For I know the plans that I have for you,’ declares the Lord, ‘plans for welfare and not for calamity to give you a future and a hope.’ Jer. 29:11
Miss Shanna 

The way he has replaced my position helps fulfill the beginnings of a life dream for one person, and fills up the transition time for another. All along he had these wonderful women picked out for this time, and when He was ready He offered me a step of faith.  I'm so thankful I took that step (I've learned to always take that step!) and it all worked together perfectly.

Additionally, this full time job (and the most amazing deal ever) has given me the opportunity to own my first vehicle in almost 10 years!  I swear I've cried more in December than probably all year. So much change, so many goodbyes, like saying goodbye to this dear friend. Civi (a sweet Civic who we called "Civi" because the "c" had fallen off the logo on the back) has been there for us for the past 4.5 years. She started as something to get us to and from the grocery store, and out of the heat, but became a part of our family. I can't imagine where'd I'd be without her, truly. One of the best gifts in my life. (Even if she was only borrowed) There with us through the hardship, growth, hurt, and joy... She has been dependable, gotten me to and from life changing recovery meetings (3 a week to start!) and even though I never imagined using her for much more than trips to the grocery store, she has held up to drive me all over for work and traveling to visit family, and only a few middle-of-the-road breakdowns... ha! But time was running out for her... Going on 17 years old, she needed to find a place where she could be fixed up a final time and finish her life helping out someone else. And because of my new job opportunity, I was able to upgrade the vehicle to something that will be so much more efficient (and roomy!) for our family for years to come. I can't even BELIEVE that I am able to own a car again!! God is so good... So so so so good.  

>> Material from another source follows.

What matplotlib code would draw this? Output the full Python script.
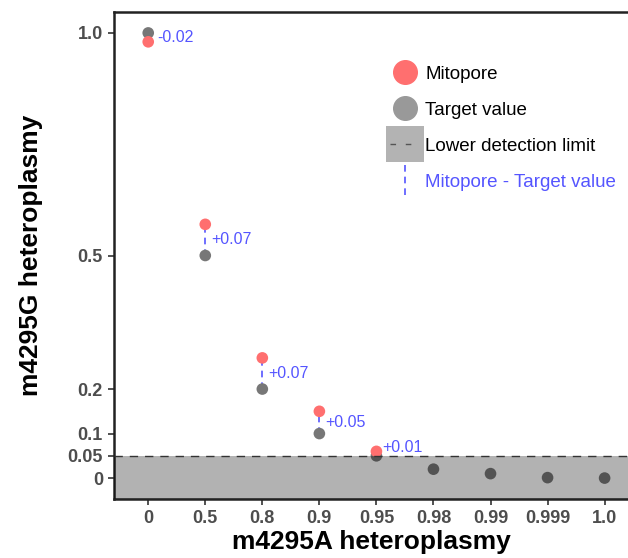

Sometimes I feel like I am 34 going on 24. Starting over, from the ground up, just with two kiddos along for the ride this time. This job isn't some huge financial upgrade (I'm still keeping my other 2 part time jobs), but it's a good transition job with lots of potential and a lot of my coworkers are doing just that (just in their early 20s.. ha!). But the hours and benefits are MORE that I could have ever asked for. Perfect for right now. Upgrading and owning your own vehicle also feels like a "post college" move... A step out into the "real world". But ya know what? Though I may not have a lot, God makes sure I always have enough. He keeps me humble, keeps me grateful, and I want to keep on sharing about it. I think my boys are fortunate to get to watch me walk through the hardships and experience the gifts and the provision. They get to see where everything gift comes from, the story of how we found our home to the gift of food on our table. They experience what it means to work hard and save up to take our first family vacation. This "starting over" is newness and rebirth and it is all a gift. It's not a regression, it's a renewing. I want to be intentional this year about sharing the goodness. Sharing the amazing miracle stories of how He's providing. I haven't blogged in years, but I realize the importance in remembering every gift. So I hope to be over here more often. Happy New Year to you all!